- WHAT NEEDS TO BE DONE -
Repeat the lines exactly from the line that contains "What matplotlib code" through the line that contains "txt = '#595959'"; leave images out and add nothing.

######

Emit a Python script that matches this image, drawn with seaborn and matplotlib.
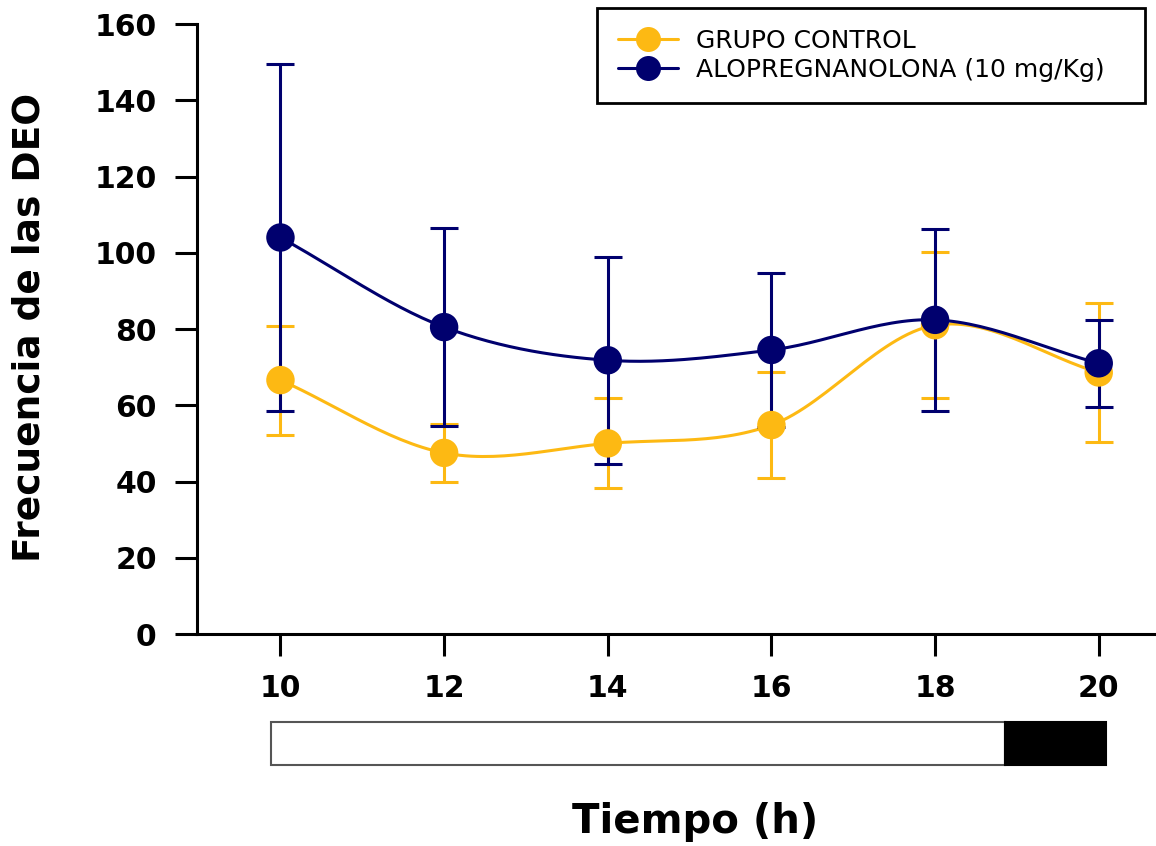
import numpy as np
import pandas as pd
import matplotlib
matplotlib.use("Agg")
import matplotlib.pyplot as plt
from matplotlib.patches import Rectangle
from matplotlib.lines import Line2D
import seaborn as sns

# --- data --------------------------------------------------------------
hours = [10, 12, 14, 16, 18, 20]
control_mean = [66.6, 47.5, 50.0, 54.8, 81.0, 68.6]
control_err = [14.3, 7.5, 11.8, 13.8, 19.2, 18.2]
alo_mean = [104.0, 80.5, 71.8, 74.5, 82.4, 71.0]
alo_err = [45.6, 26.0, 27.2, 20.3, 23.9, 11.4]
series_labels = ["GRUPO CONTROL", "ALOPREGNANOLONA (10 mg/Kg)"]
y_ticks = [0, 20, 40, 60, 80, 100, 120, 140, 160]

YELLOW = "#FDB913"
NAVY = "#00006E"

sns.set_style("white")
plt.rcParams["font.family"] = ["DejaVu Sans"]
plt.rcParams["text.color"] = "black"
plt.rcParams["xtick.color"] = "black"
plt.rcParams["ytick.color"] = "black"


def smooth(x, y, n=30):
    # Catmull-Rom curve through the points, only used to draw the line
    x = np.asarray(x, float)
    y = np.asarray(y, float)
    yp = np.concatenate([[2 * y[0] - y[1]], y, [2 * y[-1] - y[-2]]])
    xs, ys = [], []
    for i in range(len(x) - 1):
        p0, p1, p2, p3 = yp[i], yp[i + 1], yp[i + 2], yp[i + 3]
        t = np.linspace(0, 1, n, endpoint=(i == len(x) - 2))
        seg = 0.5 * ((2 * p1) + (-p0 + p2) * t
                     + (2 * p0 - 5 * p1 + 4 * p2 - p3) * t ** 2
                     + (-p0 + 3 * p1 - 3 * p2 + p3) * t ** 3)
        xs.append(x[i] + (x[i + 1] - x[i]) * t)
        ys.append(seg)
    return np.concatenate(xs), np.concatenate(ys)


fig = plt.figure(figsize=(11.56, 8.46), dpi=100)
ax = fig.add_axes([197 / 1156, 1 - 634 / 846, 1 - 197 / 1156, 610 / 846])

for mean, err, color in [(control_mean, control_err, YELLOW), (alo_mean, alo_err, NAVY)]:
    sx, sy = smooth(hours, mean)
    curve = pd.DataFrame({"x": sx, "y": sy})
    sns.lineplot(data=curve, x="x", y="y", color=color, lw=2.2, sort=False,
                 estimator=None, ax=ax, zorder=2)
    ax.errorbar(hours, mean, yerr=err, fmt="none", ecolor=color, elinewidth=2.2,
                capsize=10, capthick=2.2, zorder=3)
    pts = pd.DataFrame({"x": hours, "y": mean})
    sns.scatterplot(data=pts, x="x", y="y", color=color, s=420, edgecolor="none",
                    ax=ax, zorder=4)

ax.set_xlim(8.98, 20.7)
ax.set_ylim(0, 160)
ax.set_xticks(hours)
ax.set_yticks(y_ticks)
ax.set_xlabel("")
ax.set_ylabel("")
for side in ["top", "right"]:
    ax.spines[side].set_visible(False)
for side in ["left", "bottom"]:
    ax.spines[side].set_linewidth(2.2)
    ax.spines[side].set_color("black")
ax.tick_params(axis="both", direction="out", length=16, width=2.2, color="black",
               labelcolor="black", labelsize=21.5, pad=13, left=True, bottom=True)
for lab in ax.get_xticklabels() + ax.get_yticklabels():
    lab.set_fontweight("bold")

# light / dark bar under the time axis
tr = ax.get_xaxis_transform()
ax.add_patch(Rectangle((9.89, -0.215), 18.85 - 9.89, 0.07, transform=tr,
                       facecolor="white", edgecolor="#555555", lw=1.5, clip_on=False))
ax.add_patch(Rectangle((18.85, -0.215), 20.09 - 18.85, 0.07, transform=tr,
                       facecolor="black", edgecolor="black", lw=1.5, clip_on=False))

fig.text(695 / 1156, 1 - 822 / 846, "Tiempo (h)", ha="center", va="center",
         fontsize=29, fontweight="bold")
fig.text(30 / 1156, 1 - 327 / 846, "Frecuencia de las DEO", ha="center", va="center",
         rotation=90, fontsize=27, fontweight="bold")

handles = [Line2D([], [], color=c, lw=2.2, marker="o", markersize=18, markeredgewidth=0)
           for c in (YELLOW, NAVY)]
leg = ax.legend(handles, series_labels, loc="upper left", mode="expand",
                bbox_to_anchor=(597 / 1156, 1 - 102 / 846, 548 / 1156, 94 / 846),
                bbox_transform=fig.transFigure,
                fontsize=18, frameon=True, fancybox=False, framealpha=1,
                handlelength=2.4, handletextpad=0.7, labelspacing=0.2,
                borderpad=0.85, borderaxespad=0)
leg.get_frame().set_linewidth(2)
leg.get_frame().set_edgecolor("black")

fig.savefig("out.png", dpi=100)
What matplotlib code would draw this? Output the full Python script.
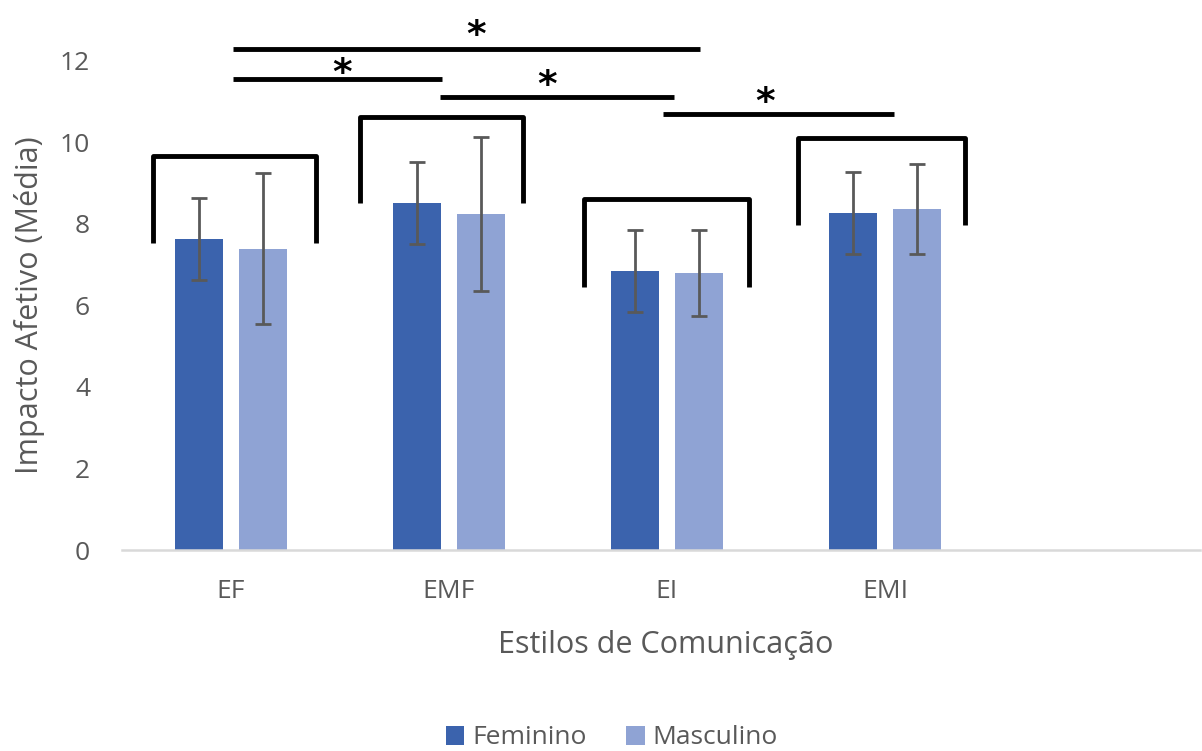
import matplotlib
matplotlib.use("Agg")
import matplotlib.pyplot as plt
import matplotlib.transforms as mtransforms
import numpy as np

plt.rcParams['font.family'] = ['Open Sans', 'DejaVu Sans']

categories = ['EF', 'EMF', 'EI', 'EMI']
feminino = [7.62, 8.50, 6.84, 8.26]
masculino = [7.39, 8.24, 6.79, 8.36]
feminino_sd = [1.0, 1.0, 1.0, 1.0]
masculino_sd = [1.85, 1.88, 1.05, 1.10]
series_names = ['Feminino', 'Masculino']
yticks = [0, 2, 4, 6, 8, 10, 12]

# group brackets (category index, left/right offsets, top and leg-bottom values)
bracket_left = [-0.36, -0.41, -0.38, -0.40]
bracket_right = [0.39, 0.34, 0.376, 0.367]
bracket_top = [9.66, 10.62, 8.60, 10.11]
bracket_bottom = [7.53, 8.50, 6.45, 7.97]

# significance lines: start, end (category units), height, asterisk position
sig_start = [0.01, 0.01, 0.96, 1.98]
sig_end = [2.15, 0.97, 2.03, 3.04]
sig_y = [12.28, 11.54, 11.10, 10.69]
star_x = [1.125, 0.51, 1.45, 2.45]
star_y = [12.87, 11.93, 11.64, 11.22]

c_fem = '#3B63AD'
c_masc = '#8FA3D4'
txt = '#595959'

fig = plt.figure(figsize=(12.02, 7.51), dpi=100)
ax = fig.add_axes([122/1202, (751-550)/751, (1200-122)/1202, (550-60.5)/751])

x = np.arange(len(categories))
w = 0.22
off = 0.145
ax.bar(x - off, feminino, w, color=c_fem, label=series_names[0], zorder=2)
ax.bar(x + off, masculino, w, color=c_masc, label=series_names[1], zorder=2)
ax.errorbar(x - off, feminino, yerr=feminino_sd, fmt='none', ecolor='#595959',
            elinewidth=2.0, capsize=5.5, capthick=2.0, zorder=3)
ax.errorbar(x + off, masculino, yerr=masculino_sd, fmt='none', ecolor='#595959',
            elinewidth=2.0, capsize=5.5, capthick=2.0, zorder=3)

for i in range(len(categories)):
    xl = x[i] + bracket_left[i]
    xr = x[i] + bracket_right[i]
    ax.plot([xl, xl, xr, xr], [bracket_bottom[i], bracket_top[i], bracket_top[i], bracket_bottom[i]],
            color='black', lw=3.5, solid_joinstyle='round', solid_capstyle='butt', clip_on=False, zorder=4)

star_fs = 27
star_tr = mtransforms.offset_copy(ax.transData, fig=fig, x=0, y=-0.56*star_fs, units='points')
for i in range(len(sig_y)):
    ax.plot([sig_start[i], sig_end[i]], [sig_y[i], sig_y[i]], color='black', lw=3.5,
            solid_capstyle='butt', clip_on=False, zorder=4)
    ax.text(star_x[i], star_y[i], '*', ha='center', va='baseline', fontsize=star_fs,
            fontweight='bold', color='black', clip_on=False, family='DejaVu Sans',
            transform=star_tr)

ax.set_xlim(-0.5, 4.445)
ax.set_ylim(0, 12)
ax.set_yticks(yticks)
ax.set_yticklabels([str(t) for t in yticks])
ax.set_xticks(x)
ax.set_xticklabels(categories)
ax.tick_params(axis='y', length=0, pad=23, labelsize=19, labelcolor=txt)
ax.tick_params(axis='x', length=0, pad=21, labelsize=19, labelcolor=txt)
for s in ['top', 'right', 'left']:
    ax.spines[s].set_visible(False)
ax.spines['bottom'].set_color('#D9D9D9')
ax.spines['bottom'].set_linewidth(1.8)

fig.text(666/1202, 1 - 645/751, 'Estilos de Comunicação', ha='center', va='center',
         fontsize=22, color=txt)
fig.text(30/1202, 1 - 305/751, 'Impacto Afetivo (Média)', rotation=90, ha='center', va='center',
         fontsize=22, color=txt)

leg = fig.legend(loc='center', bbox_to_anchor=(612/1202, 1 - 738/751), ncol=2, frameon=False,
                 fontsize=19, handlelength=0.7, handleheight=0.7, handletextpad=0.3, columnspacing=1.5)
for t in leg.get_texts():
    t.set_color(txt)

fig.savefig('out.png', dpi=100)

######

- WRITTEN RESPONSE -
What matplotlib code would draw this? Output the full Python script.
import matplotlib
matplotlib.use("Agg")
import matplotlib.pyplot as plt
import matplotlib.transforms as mtransforms
import numpy as np

plt.rcParams['font.family'] = ['Open Sans', 'DejaVu Sans']

categories = ['EF', 'EMF', 'EI', 'EMI']
feminino = [7.62, 8.50, 6.84, 8.26]
masculino = [7.39, 8.24, 6.79, 8.36]
feminino_sd = [1.0, 1.0, 1.0, 1.0]
masculino_sd = [1.85, 1.88, 1.05, 1.10]
series_names = ['Feminino', 'Masculino']
yticks = [0, 2, 4, 6, 8, 10, 12]

# group brackets (category index, left/right offsets, top and leg-bottom values)
bracket_left = [-0.36, -0.41, -0.38, -0.40]
bracket_right = [0.39, 0.34, 0.376, 0.367]
bracket_top = [9.66, 10.62, 8.60, 10.11]
bracket_bottom = [7.53, 8.50, 6.45, 7.97]

# significance lines: start, end (category units), height, asterisk position
sig_start = [0.01, 0.01, 0.96, 1.98]
sig_end = [2.15, 0.97, 2.03, 3.04]
sig_y = [12.28, 11.54, 11.10, 10.69]
star_x = [1.125, 0.51, 1.45, 2.45]
star_y = [12.87, 11.93, 11.64, 11.22]

c_fem = '#3B63AD'
c_masc = '#8FA3D4'
txt = '#595959'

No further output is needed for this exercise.